Fri. May 1st, 2026

Border Blues: Canadians Rethink U.S. Trips Amid Crackdown Chaos

Canadians are hitting the brakes on U.S. travel plans as horror stories of border detentions pile up, thanks to a fresh wave of American immigration hardball. Immigration lawyer Len Saunders, based in Washington State, told CTV Your Morning on Wednesday that new executive orders—inked just days into the latest U.S. administration—are shaking things up big time.

“You’ve got Canadians locked up at the border, snowbirds forced to register if they stay past 30 days—it’s a mess,” Saunders said. “People are hearing this and thinking twice before crossing.”

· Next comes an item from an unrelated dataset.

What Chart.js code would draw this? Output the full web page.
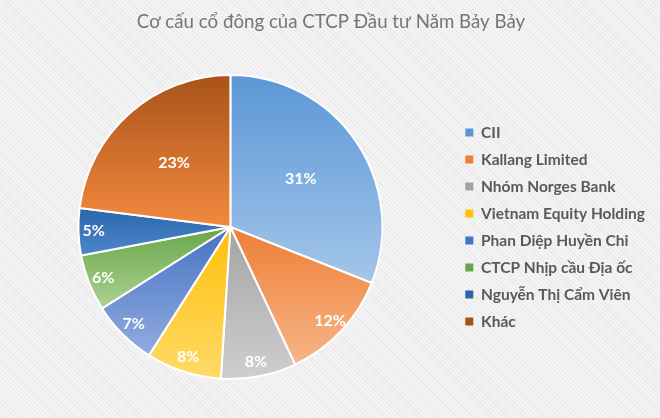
<!DOCTYPE html>
<html>
<head>
<meta charset="utf-8">
<script src="https://cdn.jsdelivr.net/npm/chart.js@4/dist/chart.umd.min.js"></script>
<style>
    html, body {
        margin: 0;
        padding: 0;
    }
    body {
        width: 660px;
        height: 418px;
        background-color: #f1f1f1;
        background-image: repeating-linear-gradient(45deg, #f4f4f4 0px, #f4f4f4 2px, #e9e9ec 2px, #e9e9ec 3px);
    }
    #wrapper {
        position: relative;
        width: 660px;
        height: 418px;
    }
</style>
</head>
<body>
<div id="wrapper"><canvas id="chart"></canvas></div>
<script>
const chartTitle = 'Cơ cấu cổ đông của CTCP Đầu tư Năm Bảy Bảy';
const holders = ['CII', 'Kallang Limited', 'Nhóm Norges Bank', 'Vietnam Equity Holding', 'Phan Diệp Huyền Chi', 'CTCP Nhịp cầu Địa ốc', 'Nguyễn Thị Cẩm Viên', 'Khác'];
const shares = [31, 12, 8, 8, 7, 6, 5, 23];
// top colour / bottom colour of each slice gradient
const darkColors = ['#5b97d6', '#ee7f36', '#a3a3a3', '#ffbf0a', '#4572c4', '#68a64a', '#2a66ad', '#a8521a'];
const lightColors = ['#a4c6ea', '#f6b688', '#cfcfcf', '#ffda66', '#93acdf', '#acd292', '#4c88c8', '#f38a3e'];

const total = shares.reduce((a, b) => a + b, 0);

// vertical extent of a slice, worked out from its angles
function sliceGradient(context) {
    const chart = context.chart;
    const area = chart.chartArea;
    if (!area) return darkColors[context.dataIndex];
    const i = context.dataIndex;
    const cx = (area.left + area.right) / 2;
    const cy = (area.top + area.bottom) / 2;
    const r = Math.min(area.right - area.left, area.bottom - area.top) / 2;
    let before = 0;
    for (let k = 0; k < i; k++) before += shares[k];
    const a0 = -Math.PI / 2 + before / total * Math.PI * 2;
    const a1 = a0 + shares[i] / total * Math.PI * 2;
    let ys = [cy, cy + r * Math.sin(a0), cy + r * Math.sin(a1)];
    if (a0 < Math.PI / 2 && a1 > Math.PI / 2) ys.push(cy + r);
    if (a0 < 3 * Math.PI / 2 && a1 > 3 * Math.PI / 2) ys.push(cy - r);
    if (a0 < -Math.PI / 2 + 0.0001) ys.push(cy - r);
    const y0 = Math.min(...ys);
    const y1 = Math.max(...ys);
    const g = chart.ctx.createLinearGradient(0, y0, 0, y1);
    g.addColorStop(0, darkColors[i]);
    g.addColorStop(1, lightColors[i]);
    return g;
}

const percentLabels = {
    id: 'percentLabels',
    afterDatasetsDraw(chart) {
        const ctx = chart.ctx;
        const meta = chart.getDatasetMeta(0);
        ctx.save();
        ctx.font = 'bold 16px Lato';
        ctx.fillStyle = '#ffffff';
        ctx.textAlign = 'center';
        ctx.textBaseline = 'middle';
        meta.data.forEach((arc, i) => {
            const p = arc.getProps(['x', 'y', 'startAngle', 'endAngle', 'outerRadius']);
            const mid = (p.startAngle + p.endAngle) / 2;
            const k = shares[i] >= 20 ? 0.56 : 0.9;
            const x = p.x + Math.cos(mid) * p.outerRadius * k;
            const y = p.y + Math.sin(mid) * p.outerRadius * k;
            ctx.fillText(shares[i] + '%', x, y);
        });
        ctx.restore();
    }
};

// stretch the legend box to the pie's height so align:center centres it
const legendToPie = {
    id: 'legendToPie',
    afterLayout(chart) {
        if (!chart.legend) return;
        chart.legend.top = chart.chartArea.top;
        chart.legend.bottom = chart.chartArea.bottom;
        chart.legend.height = chart.chartArea.bottom - chart.chartArea.top;
    }
};

document.addEventListener('DOMContentLoaded', () => {
    const ctx = document.getElementById('chart').getContext('2d');
    new Chart(ctx, {
        type: 'pie',
        data: {
            labels: holders,
            datasets: [{
                data: shares,
                backgroundColor: sliceGradient,
                borderColor: '#ffffff',
                borderWidth: 2,
                hoverOffset: 0
            }]
        },
        options: {
            responsive: true,
            maintainAspectRatio: false,
            animation: false,
            layout: {
                padding: { left: 7, right: 5, top: 0, bottom: 38 }
            },
            plugins: {
                title: {
                    display: true,
                    text: chartTitle,
                    color: '#757575',
                    font: { family: 'Lato', size: 18.7, weight: 'normal' },
                    padding: { top: 11, bottom: 40.6 }
                },
                legend: {
                    position: 'right',
                    align: 'center',
                    labels: {
                        boxWidth: 8,
                        boxHeight: 8,
                        padding: 11.5,
                        color: '#595959',
                        font: { family: 'Lato', size: 15.5, weight: 'bold' },
                        generateLabels(chart) {
                            return holders.map((name, i) => ({
                                text: name,
                                fillStyle: darkColors[i],
                                strokeStyle: darkColors[i],
                                lineWidth: 0,
                                fontColor: '#595959',
                                index: i
                            }));
                        }
                    }
                },
                tooltip: { enabled: false }
            }
        },
        plugins: [percentLabels, legendToPie]
    });
});
</script>
</body>
</html>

Take Vancouver entrepreneur Jasmine Mooney. Her routine visa renewal at a San Diego checkpoint spiraled into a 12-day detention nightmare. Back in Canada as of Saturday, she told CTV News she’s still clueless about what went sideways—or why she was finally let go. “No one explained a thing,” she fumed after touching down at Vancouver International Airport.

Saunders, who counseled Mooney pre-debacle, says this isn’t the border he’s known in his decades of practice. “I’ve never seen a Canadian hauled off in cuffs over a work visa,” he said. “Used to be, if your paperwork was off, they’d just send you back to fix it—not throw you in a cell.”

The lawyer, a Canadian-turned-American himself, is waving a red flag for his compatriots. His pro tip? “Stick to airports with pre-clearance on Canadian soil. Get denied there, and you’re not stuck in U.S. custody.”

The fallout? A “chilling effect” on cross-border jaunts. Saunders says the buzz of boycotts is growing as Canadians recoil from the headlines. “I never imagined this,” he admitted. “It’s like the welcome mat’s been yanked out from under us.”